### Directive
Everything from the first line of the data below through the line that contains "people_w = [3, 5, 5, 4, 1, 2]" should be written out exactly, please, and nothing more; the pictures stay out.

-- Start --

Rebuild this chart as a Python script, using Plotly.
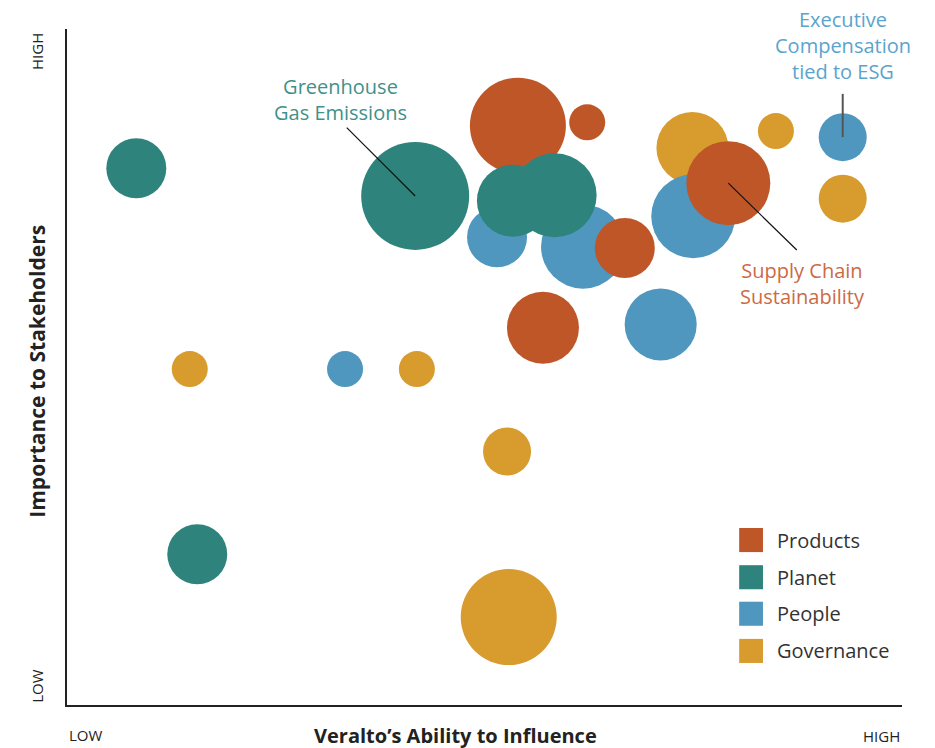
import plotly.graph_objects as go

# ---- data (0-10 scales: ability to influence, importance to stakeholders) ----
categories = ["Products", "Planet", "People", "Governance"]
colors = {"Products": "#BE5628", "Planet": "#2E847C", "People": "#4F97BF", "Governance": "#D79B2E"}

products_x = [5.40, 6.23, 6.68, 5.70, 7.92]
products_y = [8.57, 8.62, 6.76, 5.58, 7.72]
products_w = [6, 1, 3, 4, 5]

planet_x = [0.83, 4.17, 5.34, 5.84, 1.56]
planet_y = [7.94, 7.53, 7.46, 7.54, 2.23]
planet_w = [3, 7, 4, 5, 3]

people_x = [5.15, 6.18, 7.50, 7.11, 3.33, 9.29]
people_y = [6.92, 6.78, 7.23, 5.63, 4.97, 8.40]
people_w = [3, 5, 5, 4, 1, 2]

governance_x = [7.49, 8.49, 9.29, 1.47, 4.19, 5.27, 5.29]
governance_y = [8.24, 8.49, 7.49, 4.97, 4.97, 3.75, 1.30]
governance_w = [4, 1, 2, 1, 1, 2, 6]

series = {
    "Products": (products_x, products_y, products_w),
    "Planet": (planet_x, planet_y, planet_w),
    "People": (people_x, people_y, people_w),
    "Governance": (governance_x, governance_y, governance_w),
}

# callouts: label text, colour, text position, line start, line end (bubble centre)
callouts = [
    ("Greenhouse<br>Gas Emissions", "#3F918A", (3.27, 8.95), (3.35, 8.54), (4.17, 7.53)),
    ("Executive<br>Compensation<br>tied to ESG", "#5BA4CC", (9.29, 9.75), (9.29, 9.04), (9.29, 8.40)),
    ("Supply Chain<br>Sustainability", "#CC6A45", (8.81, 6.24), (8.74, 6.73), (7.92, 7.72)),
]
line_colors = ["#111111", "#555555", "#111111"]

axis_low, axis_high = "LOW", "HIGH"
x_title = "Veralto’s Ability to Influence"
y_title = "Importance to Stakeholders"

FONT = "Open Sans"

def diameter(w):
    return 24 + 12 * w

fig = go.Figure()
draw_order = ["Governance", "People", "Products", "Planet"]
for name in draw_order:
    xs, ys, ws = series[name]
    fig.add_trace(go.Scatter(
        x=xs, y=ys, mode="markers", name=name, showlegend=False,
        marker=dict(size=[diameter(w) for w in ws], sizemode="diameter",
                    color=colors[name], opacity=1, line=dict(width=0)),
        cliponaxis=False, hoverinfo="name",
    ))

shapes = []
annotations = []

# callout lines and texts
for (txt, col, tpos, p0, p1), lc in zip(callouts, line_colors):
    shapes.append(dict(type="line", xref="x", yref="y", x0=p0[0], y0=p0[1], x1=p1[0], y1=p1[1],
                       line=dict(color=lc, width=1.2 if lc == "#111111" else 2)))
    annotations.append(dict(x=tpos[0], y=tpos[1], xref="x", yref="y", text=txt, showarrow=False,
                            font=dict(family=FONT, size=20, color=col), align="center"))

# legend (custom squares)
leg_y = [0.244, 0.189, 0.135, 0.080]
for name, yc in zip(categories, leg_y):
    shapes.append(dict(type="rect", xref="paper", yref="paper", x0=0.805, x1=0.8335,
                       y0=yc - 0.0178, y1=yc + 0.0178, fillcolor=colors[name], line=dict(width=0)))
    annotations.append(dict(x=0.848, y=yc, xref="paper", yref="paper", text=name, showarrow=False,
                            xanchor="left", yanchor="middle",
                            font=dict(family=FONT, size=20, color="#333333")))

# axis end labels
tick_font = dict(family=FONT, size=15, color="#222222")
annotations += [
    dict(x=0, y=0, xref="paper", yref="paper", text=axis_low, showarrow=False, xanchor="left",
         yanchor="middle", yshift=-30, font=tick_font),
    dict(x=1, y=0, xref="paper", yref="paper", text=axis_high, showarrow=False, xanchor="right",
         yanchor="middle", yshift=-31, font=tick_font),
    dict(x=0, y=0.027, xref="paper", yref="paper", text=axis_low, showarrow=False, textangle=-90,
         xanchor="center", yanchor="middle", xshift=-30, font=tick_font),
    dict(x=0, y=0.966, xref="paper", yref="paper", text=axis_high, showarrow=False, textangle=-90,
         xanchor="center", yanchor="middle", xshift=-30, font=tick_font),
    dict(x=0.465, y=0, xref="paper", yref="paper", text="<b>" + x_title + "</b>", showarrow=False,
         xanchor="center", yanchor="middle", yshift=-30, font=dict(family=FONT, size=20, color="#222222")),
    dict(x=0, y=0.493, xref="paper", yref="paper", text="<b>" + y_title + "</b>", showarrow=False,
         textangle=-90, xanchor="center", yanchor="middle", xshift=-30,
         font=dict(family=FONT, size=21, color="#222222")),
]

fig.update_layout(
    width=935, height=748,
    margin=dict(l=67, r=33, t=29, b=43),
    paper_bgcolor="white", plot_bgcolor="white",
    xaxis=dict(range=[0, 10], showgrid=False, zeroline=False, showticklabels=False, ticks="",
               showline=True, linecolor="#222222", linewidth=1.5, fixedrange=True),
    yaxis=dict(range=[0, 10], showgrid=False, zeroline=False, showticklabels=False, ticks="",
               showline=True, linecolor="#222222", linewidth=1.5, fixedrange=True),
    shapes=shapes, annotations=annotations, showlegend=False,
    font=dict(family=FONT),
)

# remove the browser's default 8px body margin so the figure fills the window exactly
fig.write_html("out.html", config={"displayModeBar": False},
               post_script="document.body.style.margin='0';document.body.style.overflow='hidden';")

-- End --

### In response
Rebuild this chart as a Python script, using Plotly.
import plotly.graph_objects as go

# ---- data (0-10 scales: ability to influence, importance to stakeholders) ----
categories = ["Products", "Planet", "People", "Governance"]
colors = {"Products": "#BE5628", "Planet": "#2E847C", "People": "#4F97BF", "Governance": "#D79B2E"}

products_x = [5.40, 6.23, 6.68, 5.70, 7.92]
products_y = [8.57, 8.62, 6.76, 5.58, 7.72]
products_w = [6, 1, 3, 4, 5]

planet_x = [0.83, 4.17, 5.34, 5.84, 1.56]
planet_y = [7.94, 7.53, 7.46, 7.54, 2.23]
planet_w = [3, 7, 4, 5, 3]

people_x = [5.15, 6.18, 7.50, 7.11, 3.33, 9.29]
people_y = [6.92, 6.78, 7.23, 5.63, 4.97, 8.40]
people_w = [3, 5, 5, 4, 1, 2]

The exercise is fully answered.